Feb copper minis saw recent business at $8,424, with 10 lots changing hands - brokers from today are quoting the five-tonne cash-settled contracts more actively.

On the physical side, reports circulated that Chile's Codelco had raised annual physical copper premiums for Chinese buyers by 35 percent to $115 per tonne for 2011. So far it has raised premiums to Japanese, South Korean and European buyers to $98 per tonne.

Aluminium was hemmed in below the $2,400 level, with business at $2,291, up $27 still. There was a 4,100-tonne fall in stocks to 4,298,025 tonnes.

Nickel business at $21,900 was up just $50 while stocks recorded their fourth successive daily decline from what had been five-month highs, dropping a net 90 tonnes to 130,014 tonnes.

Elsewhere, zinc traded at $2,170, up $10, with stocks falling 400 tonnes. But lead fell back to $2,270, down $7, despite a 200-tonne inventory decline. Tin rose $100 to $25,100 although inventories rose again - up 100 tonnes.

Cobalt inventories, which have been declining modestly in recent days, reversed that trend and jumped 8.6 percent or 15 tonnes to 189 tonnes due to warrantings in Rotterdam. There were no movements in headline molybdenum and steel billet stocks.

BULLION MORNING - Gold rangebound but stronger euro, macroeconomic woes support

London 22/11/2010 - Gold was rangy in Monday morning trade, supported by a stronger euro after the Irish financial bailout was confirmed, while persisting macroeconomic uncertainty maintained safe-haven interest.

Spot gold reached its highest in almost a week at $1,365 but is trading within a relatively tight band - it was last at $1,359.80/1,360.60 per ounce, up $6.30 from Friday. On the charts, next resistance is set at the uptrend line of $1,366 and then $1,376, with support pegged at the $1,342 support line and around the recent low of $1,329.

On Sunday the Irish Government agreed to make a formal request for a multi-billion-euro loan package to the European Union and the International Monetary Fund, with terms to be negotiated over the coming days. These loans are to tackle the country's banking and budget crisis in a bid to protect Europe's financial stability.

But fears of the effects of Chinese fiscal tightening last week - it raised the cash reserve requirement for banks for the second time in two weeks on Friday - combined with lasting fears of debt contagion in the eurozone despite the Irish aid package are keeping safe-haven demand well supported.

"Since investment demand continues to be strong and US bond yields remain at a very low level, we would argue that prices have further upside," broker Credit Suisse noted. "However, the uptrend is likely to be less steady in the future as sentiment looks shaky.”

Gold has struck repeated record highs in recent weeks, bolstered by store-of-value-related buying on inflationary fears and a subsiding dollar, to hit a lifetime best of $1,424.60 on November 9.

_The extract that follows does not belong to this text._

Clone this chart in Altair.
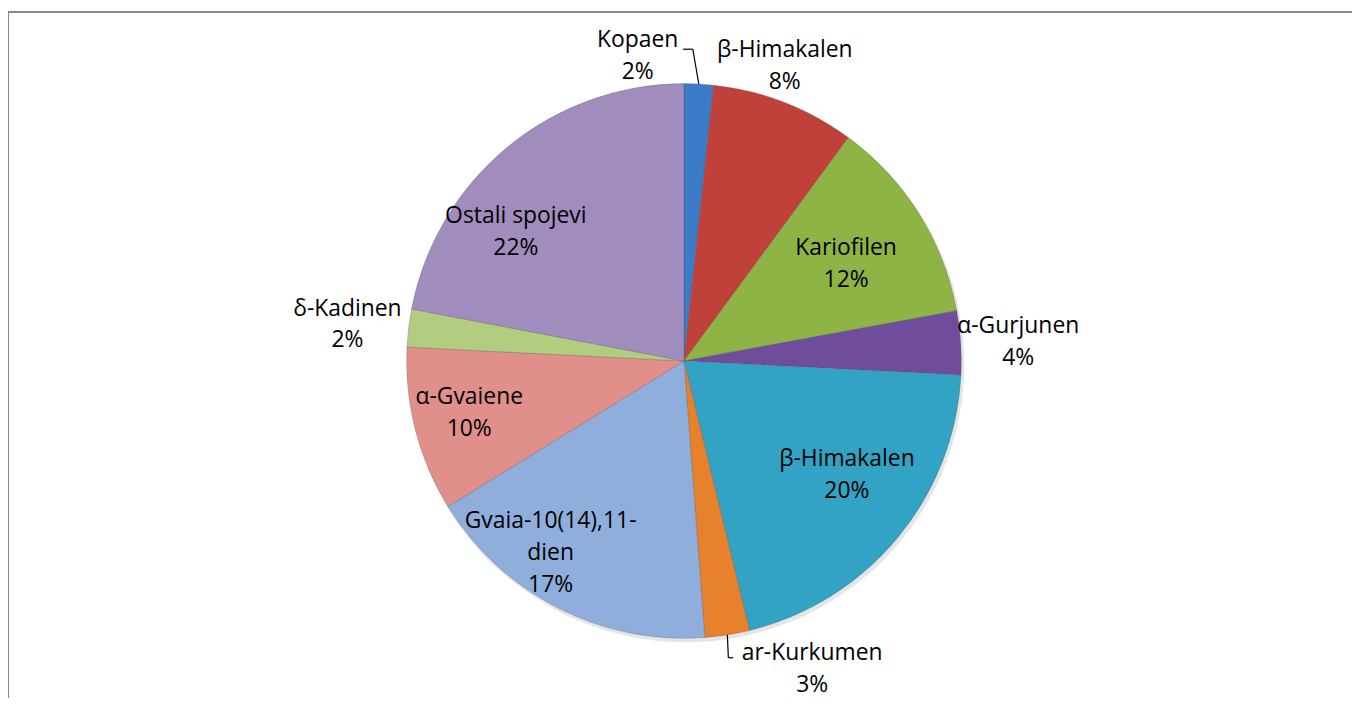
import altair as alt
import pandas as pd

# ---- data ----
names = ["Kopaen", "β-Himakalen", "Kariofilen", "α-Gurjunen", "β-Himakalen",
         "ar-Kurkumen", "Gvaia-10(14),11-\ndien", "α-Gvaiene", "δ-Kadinen", "Ostali spojevi"]
values = [1.7, 8.4, 12.0, 3.7, 20.4, 2.6, 17.4, 9.6, 2.2, 22.0]
colors = ["#3C7BC8", "#C0403A", "#8EB446", "#6F4D9C", "#32A3C4",
          "#E8812C", "#8FAEDC", "#E08F8B", "#B2CD80", "#A08DBE"]

# ---- layout ----
W, H = 1352, 692
CX, CY, R = 680, 353, 279
FONT = "Open Sans"
LH = 32

df = pd.DataFrame({"idx": list(range(len(names))), "name": names, "value": values})

base = alt.Chart(df).transform_joinaggregate(total="sum(value)").transform_calculate(
    label="datum.name + '\\n' + format(datum.value / datum.total * 100, '.0f') + '%'"
)

shadow = alt.Chart(pd.DataFrame({"a": [0]})).mark_arc(
    outerRadius=R + 1, theta=0, theta2=6.2832, color="#000000", opacity=0.10
).encode(x=alt.value(CX + 2), y=alt.value(CY + 3))

arcs = base.mark_arc(outerRadius=R, stroke="#4d4d4d", strokeWidth=0.6, strokeOpacity=0.45).encode(
    theta=alt.Theta("value:Q", stack=True),
    order=alt.Order("idx:Q"),
    color=alt.Color("idx:N", scale=alt.Scale(domain=list(range(len(names))), range=colors), legend=None),
    x=alt.value(CX), y=alt.value(CY),
)

# per-label placement: radius, dx, dy (dy of the block centre), number of lines
label_layout = {0: (307, -63, 0, 2), 1: (313, -12, -5, 2), 2: (190, 2, 3, 2), 3: (337, 0, 3, 2),
                4: (201, 9, -13, 2), 5: (300, 82, 14, 2), 6: (236, -27, -17, 3), 7: (222, -1, -3, 2),
                8: (341, 0, 4, 2), 9: (212, -34, 34, 2)}
texts = []
for i, (r, dx, dy, n) in label_layout.items():
    texts.append(base.mark_text(
        radius=r, dx=dx, dy=dy - (n - 1) * LH / 2, align="center", baseline="middle", lineBreak="\n",
        font=FONT, fontSize=23, lineHeight=LH, color="#000000"
    ).encode(
        theta=alt.Theta("value:Q", stack=True),
        order=alt.Order("idx:Q"),
        text=alt.condition(alt.datum.idx == i, alt.Text("label:N"), alt.value("")),
        x=alt.value(CX), y=alt.value(CY),
    ))

geo = base.transform_window(
    cum="sum(value)", sort=[alt.SortField("idx")], frame=[None, 0]
).transform_calculate(
    ang="(datum.cum - datum.value / 2) / datum.total * 2 * PI",
    ex=f"{CX} + {R} * sin(datum.ang)",
    ey=f"{CY} - {R} * cos(datum.ang)",
)

def leader(i, x1, y1, x2, y2):
    return geo.transform_filter(alt.datum.idx == i).transform_calculate(
        lx1=f"datum.ex + ({x1})", ly1=f"datum.ey + ({y1})",
        lx2=f"datum.ex + ({x2})", ly2=f"datum.ey + ({y2})",
    ).mark_rule(color="#000000", strokeWidth=1.2).encode(
        x=alt.X("lx1:Q", scale=None, axis=None), y=alt.Y("ly1:Q", scale=None, axis=None),
        x2="lx2:Q", y2="ly2:Q",
    )

leaders = [
    leader(0, 0, 0, -6, -35), leader(0, -6, -35, -16, -35),
    leader(5, 0, 0, 1, 23), leader(5, 1, 23, 6, 23),
]

frame_df = pd.DataFrame({"a": [0]})
border_top = alt.Chart(frame_df).mark_rule(color="#898989", strokeWidth=2).encode(
    x=alt.value(0), x2=alt.value(W), y=alt.value(2))
border_left = alt.Chart(frame_df).mark_rule(color="#898989", strokeWidth=2).encode(
    x=alt.value(0), y=alt.value(2), y2=alt.value(H))

chart = alt.layer(shadow, arcs, *texts, *leaders, border_top, border_left).properties(
    width=W, height=H, padding=0, autosize="none", background="#ffffff"
).configure_view(stroke=None)

chart.save("out.html", embed_options={"renderer": "svg", "actions": False})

But a steep correction in recent sessions - it fell as low as $1,329.80 last week - has heightened expectations of volatility in the near term, market participants said.

"While a deeper correction shouldn't be ruled out, with gold falling as low as $1,250 as year-end approaches, uncertainty created by eurozone debt issues and another round of quantitative easing in the US are expected to continue to attract buyers to the perceived safe-haven asset," broker MKS said.

The euro struck its most expensive since November 11 against the dollar at 1.3786 this morning, buoyed by news of the Irish bailout - it has since settled back to 1.3734, still up around half a cent.

And European equities were solid in early trading, trading between 0.3 percent and 0.5 percent higher.

Only eurozone consumer confidence figures are due in a light day for data, although ECB president Jean-Claude Trichet is due to speak this afternoon.

Among other precious metals, silver was at its most expensive since November 10 at $27.92 per ounce earlier this morning before paring gains but, at $27.54/27.59 per ounce, was still up 20 cents.

Platinum rose to its costliest in almost a week at $1,676 per ounce before settling at $1,666/1,671, flat from the previous session.

Palladium gained $6 to $709/714 per ounce - it had hit its highest since November 10 at $714 earlier.